Free and open to the public. No pre-registration necessary

Jo Labanyi (NYU)
Jo Labanyi came to NYU in 2006 after a career in the UK. She is the founder of the Journal of Spanish Cultural Studies, of which she remains deputy editor, and of the Journal of Romance Studies. She was elected to the British Academy in 2005. A specialist in the cultural history of modern Spain, her fields of research are literature, film, gender studies, popular culture, memory studies, and the history of emotions. She has co-edited and co-authored volumes that rethink the field of Spanish cultural history—as in the co-edited Companion to Spanish Cinema (Blackwell, 2012) and Engaging the Emotions in Spanish Culture and History (Vanderbilt UP, 2016; Spanish translation 2018); and the co-authored Cultural History of Modern Literatures in Spain (Polity Press, forthcoming 2022). She is the author of Spanish Literature (2010), part of Oxford UP’s Very Short Introduction series. As Professor Emerita at NYU, she will work on two projects: an oral history of cinema-going in 1940s and 1950s Spain, and a monograph on 1940s Spanish cinema entitled Reading Cinema under Dictatorship.

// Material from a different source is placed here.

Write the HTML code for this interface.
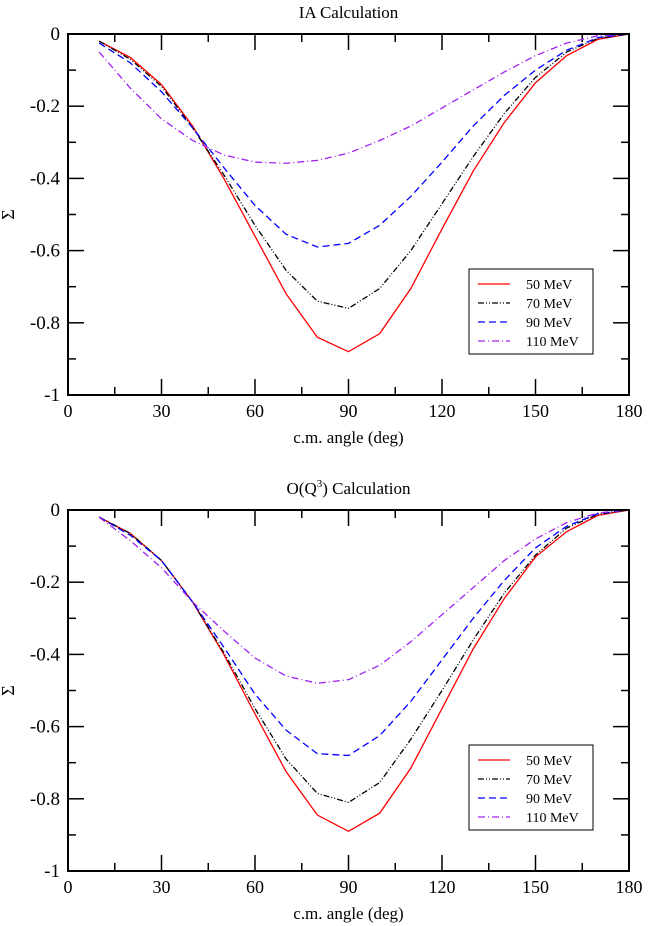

Lluís Alexandre Casanovas Blanco (Museo Nacional Centro de Arte Reina Sofía, Madrid)
Lluís Alexandre Casanovas Blanco (Ripoll, Girona, 1985) is an architect, curator and critic. He holds a PhD from Princeton University and serves as scientific advisor and curator of architecture at the Museo Nacional Centro de Arte Reina Sofía in Madrid. Casanovas Blanco combines his work as an architect with curatorship and cultural projects. In 2016, he was general curator of the Oslo Architecture Triennale together with the After Belonging Agency. He was part of the curatorial team of Niño de Elche. Auto Sacramental Invisible (2020-2021) and Communicating Vessels. Collection: 1881-2021 (2021) at the Museo Reina Sofía. He is currently working on the exhibition Lo Animal en España (2024) at the Fundación Cerezales, León, and José Val del Omar: una Técnica con T mayúscula (2024) at C3A, Córdoba.

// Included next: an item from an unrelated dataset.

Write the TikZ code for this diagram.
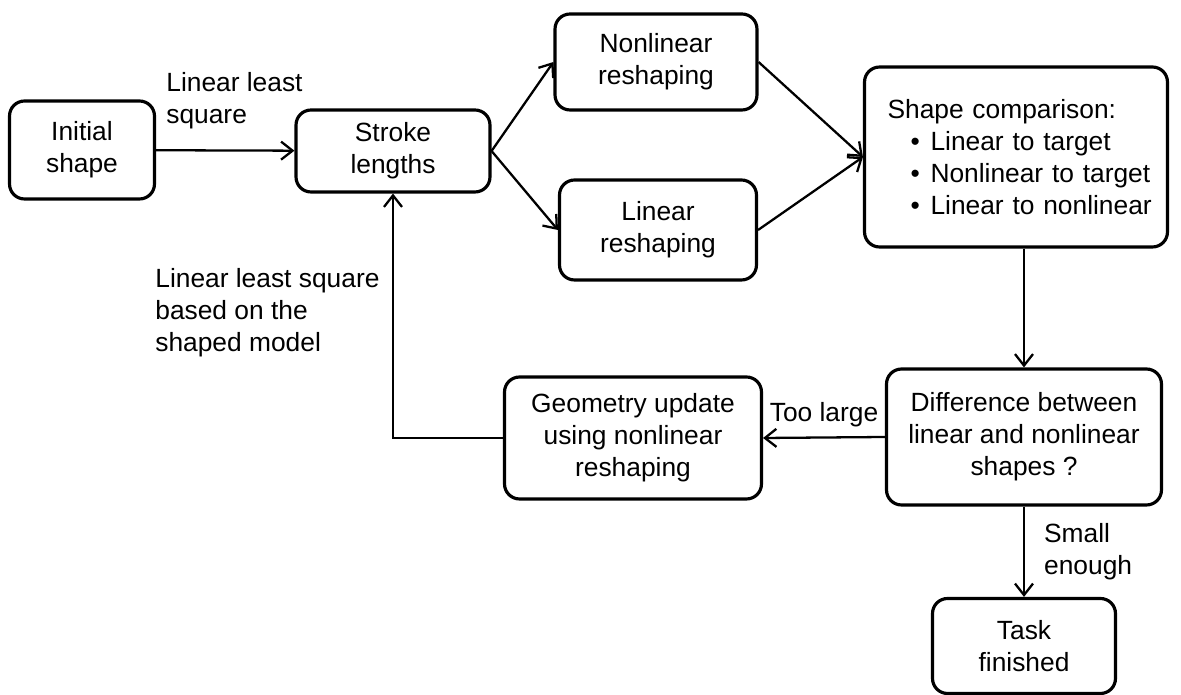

Andrew Uroskie (SUNY Stony Brook)
Andrew V. Uroskie specializes in modern and contemporary art and the moving image. Broadly informed by psychoanalysis, phenomenology and post-structuralist philosophy, his work focuses on how durational media have helped to reframe traditional models of aesthetic production, exhibition, spectatorship, and objecthood. Uroskie’s research into the history of expanded cinema was awarded the Chancellor’s Dissertation Fellowship at UC Berkeley, and he has held research fellowships at the Townsend Center for the Humanities and the Stanford Humanities Laboratory. Uroskie is affiliated with Stony Brook’s Graduate Program in Philosophy and the Arts, and the graduate concentration in Media, Art, Culture and Technology. Winner of 2018 Creative Capital / Andy Warhol Foundation Arts Writers book award, his forthcoming study, The Kinetic Imaginary: Robert Breer and the Animation of Postwar Art, attempts to revise our understanding of Kinetic Art through an investigation of the interdisciplinary practices of Robert Breer and his milieu.

Carlos Saldaña (NYU)
Carlos Saldaña is a film curator, archivist, and Fulbright Student in the NYU Moving Image Archiving and Preservation program. He has coordinated digitization projects of 16mm and Super-8 films during his studies at Elías Querejeta Zine Eskola, and pursued his training at the Museum of Modern Art, Cinemateca Portuguesa, Third World Newsreel, and the Archivo José Val del Omar. He is the editor of four books, including the collected writings of Indian artist Mani Kaul and the first monograph dedicated to US-American filmmakers Nathaniel Dorsky and Jerome Hiler. He is a member of the programming team at Xcèntric-CCCB (Barcelona) and has guest-curated film series and screenings at Anthology Film Archives, Filmoteca de Catalunya, Filmoteca Española, CGAI, Nomadica at LABA, Festival Punto de Vista, the Museum of the Moving Image, ZumZeig, Círculo de Bellas Artes and Tabakalera.